## WRITTEN EXERCISE
Copy exactly, and only, the lines below from the first through the one containing "import seaborn as sns", both included; pictures are omitted.

## DATA PROVIDED
•••••
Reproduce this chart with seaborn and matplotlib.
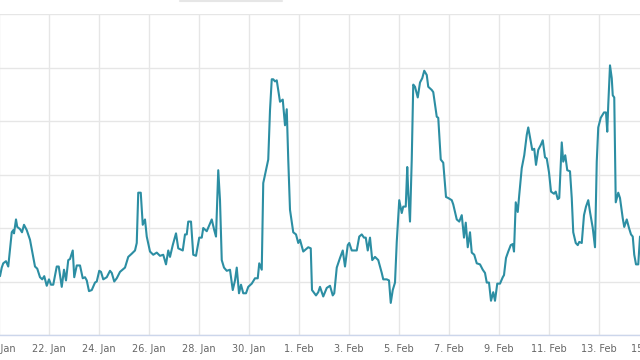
import pandas as pd
import matplotlib.pyplot as plt
import matplotlib.dates as mdates
from matplotlib.ticker import FuncFormatter, MultipleLocator
import seaborn as sns

# Values: time as days after 20 Jan, level in arbitrary units
start = "2019-01-20"
day_offset = [
    0.04, 0.11, 0.17, 0.28, 0.37, 0.51, 0.57, 0.60, 0.68, 0.73, 0.84, 0.92, 1.00, 1.11, 1.24, 1.37,
    1.44, 1.53, 1.64, 1.73, 1.81, 1.91, 2.00, 2.08, 2.17, 2.31, 2.39, 2.51, 2.60, 2.68, 2.77, 2.84,
    2.95, 3.01, 3.11, 3.24, 3.35, 3.44, 3.51, 3.60, 3.71, 3.84, 3.91, 4.01, 4.08, 4.17, 4.31, 4.44,
    4.51, 4.61, 4.71, 4.84, 5.04, 5.17, 5.31, 5.44, 5.51, 5.57, 5.67, 5.75, 5.84, 5.91, 6.04, 6.17,
    6.31, 6.44, 6.57, 6.68, 6.77, 6.84, 6.95, 7.08, 7.17, 7.35, 7.44, 7.51, 7.57, 7.68, 7.77, 7.88,
    8.01, 8.11, 8.17, 8.31, 8.51, 8.61, 8.68, 8.77, 8.84, 8.91, 9.00, 9.11, 9.24, 9.35, 9.44, 9.51,
    9.60, 9.68, 9.77, 9.88, 9.97, 10.11, 10.24, 10.35, 10.41, 10.51, 10.57, 10.68, 10.77, 10.84, 10.91, 10.97,
    11.04, 11.11, 11.24, 11.35, 11.44, 11.51, 11.57, 11.64, 11.77, 11.88, 11.97, 12.04, 12.17, 12.37, 12.47, 12.52,
    12.68, 12.77, 12.84, 12.97, 13.11, 13.24, 13.35, 13.41, 13.51, 13.64, 13.75, 13.84, 13.95, 14.01, 14.11, 14.31,
    14.41, 14.51, 14.60, 14.67, 14.75, 14.84, 14.93, 15.04, 15.17, 15.31, 15.37, 15.51, 15.60, 15.67, 15.75, 15.84,
    15.91, 16.01, 16.11, 16.17, 16.27, 16.33, 16.37, 16.44, 16.51, 16.57, 16.64, 16.75, 16.84, 16.93, 17.01, 17.11,
    17.17, 17.31, 17.37, 17.51, 17.57, 17.67, 17.77, 17.88, 17.97, 18.11, 18.17, 18.31, 18.41, 18.51, 18.60, 18.67,
    18.75, 18.84, 18.91, 19.01, 19.11, 19.24, 19.35, 19.44, 19.51, 19.60, 19.68, 19.77, 19.84, 19.93, 20.04, 20.15,
    20.20, 20.28, 20.37, 20.47, 20.55, 20.60, 20.67, 20.75, 20.81, 20.91, 21.01, 21.11, 21.17, 21.24, 21.33, 21.41,
    21.48, 21.57, 21.68, 21.75, 21.84, 21.91, 22.00, 22.08, 22.20, 22.27, 22.35, 22.41, 22.51, 22.57, 22.65, 22.73,
    22.84, 22.91, 22.97, 23.07, 23.15, 23.21, 23.31, 23.40, 23.48, 23.57, 23.64, 23.75, 23.84, 23.91, 23.97, 24.07,
    24.20, 24.28, 24.33, 24.37, 24.44, 24.51, 24.55, 24.61, 24.67, 24.77, 24.84, 24.95, 25.01, 25.11, 25.20, 25.28,
    25.35, 25.41, 25.48, 25.57, 25.64,
]
value = [
    55, 63, 67, 69, 64, 96, 98, 95, 108, 101, 99, 96, 103, 98, 89, 73,
    64, 62, 54, 52, 55, 46, 52, 47, 47, 64, 64, 45, 61, 51, 70, 71,
    79, 54, 65, 65, 53, 54, 51, 41, 42, 49, 50, 60, 59, 52, 54, 60,
    58, 50, 53, 59, 63, 73, 76, 79, 86, 133, 133, 103, 108, 92, 78, 75,
    77, 74, 75, 66, 79, 73, 84, 95, 81, 79, 94, 94, 106, 106, 75, 74,
    91, 91, 100, 97, 108, 98, 92, 154, 126, 70, 63, 60, 61, 42, 51, 63,
    39, 47, 39, 39, 45, 48, 53, 53, 67, 61, 142, 154, 164, 210, 239, 239,
    237, 238, 218, 220, 196, 211, 164, 117, 96, 94, 86, 89, 78, 82, 81, 42,
    37, 40, 45, 36, 44, 46, 37, 39, 63, 72, 79, 64, 84, 86, 79, 79,
    92, 94, 91, 91, 79, 91, 70, 73, 70, 58, 52, 52, 51, 30, 42, 49,
    87, 126, 114, 120, 120, 157, 133, 106, 164, 234, 232, 222, 236, 240, 247, 243,
    232, 229, 227, 204, 203, 164, 161, 129, 128, 126, 122, 108, 106, 112, 91, 105,
    82, 96, 77, 75, 67, 66, 61, 58, 49, 49, 32, 40, 32, 48, 48, 54,
    56, 72, 78, 84, 85, 78, 124, 115, 131, 156, 168, 187, 194, 185, 173, 174,
    159, 173, 178, 182, 166, 165, 152, 134, 132, 134, 127, 128, 180, 162, 168, 154,
    153, 128, 96, 86, 84, 87, 86, 112, 120, 126, 115, 100, 82, 162, 194, 203,
    208, 208, 190, 215, 252, 240, 224, 222, 124, 133, 128, 109, 101, 108, 100, 94,
    92, 75, 66, 66, 92,
]

df = pd.DataFrame({
    "time": pd.Timestamp(start) + pd.to_timedelta(day_offset, unit="D"),
    "value": value,
})

sns.set_style("white")
plt.rcParams["font.family"] = ["DejaVu Sans"]

fig = plt.figure(figsize=(6.4, 3.6), dpi=100)
# plot area runs past both figure edges, like the cropped original
ax = fig.add_axes([-1 / 640, 25 / 360, 650 / 640, 321 / 360])

sns.lineplot(data=df, x="time", y="value", ax=ax, color="#2c8ea3", linewidth=1.5)

ax.set_xlim(pd.Timestamp("2019-01-20"), pd.Timestamp("2019-02-15"))
ax.set_ylim(0, 300)
ax.yaxis.set_major_locator(MultipleLocator(50))
ax.xaxis.set_major_locator(mdates.DayLocator(interval=2))
ax.xaxis.set_major_formatter(
    FuncFormatter(lambda x, pos: f"{mdates.num2date(x).day}. {mdates.num2date(x).strftime('%b')}"))

ax.grid(True, color="#e6e6e6", linewidth=1)
ax.set_axisbelow(True)
for side in ["top", "left", "right"]:
    ax.spines[side].set_visible(False)
ax.spines["bottom"].set_color("#ccd6eb")
ax.spines["bottom"].set_linewidth(1)
ax.tick_params(axis="x", length=5, width=1, color="#ccd6eb", pad=1.5, labelsize=7, labelcolor="#666666")
ax.tick_params(axis="y", left=False, labelleft=False)
ax.set_xlabel("")
ax.set_ylabel("")

# edge of a cropped box at the top
fig.add_artist(plt.Line2D([180 / 640, 282 / 640], [359.5 / 360, 359.5 / 360], color="#e6e6e6", linewidth=1.5))

fig.savefig("out.png", dpi=100)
•••••
## FINISHED EXERCISE
Reproduce this chart with seaborn and matplotlib.
import pandas as pd
import matplotlib.pyplot as plt
import matplotlib.dates as mdates
from matplotlib.ticker import FuncFormatter, MultipleLocator
import seaborn as sns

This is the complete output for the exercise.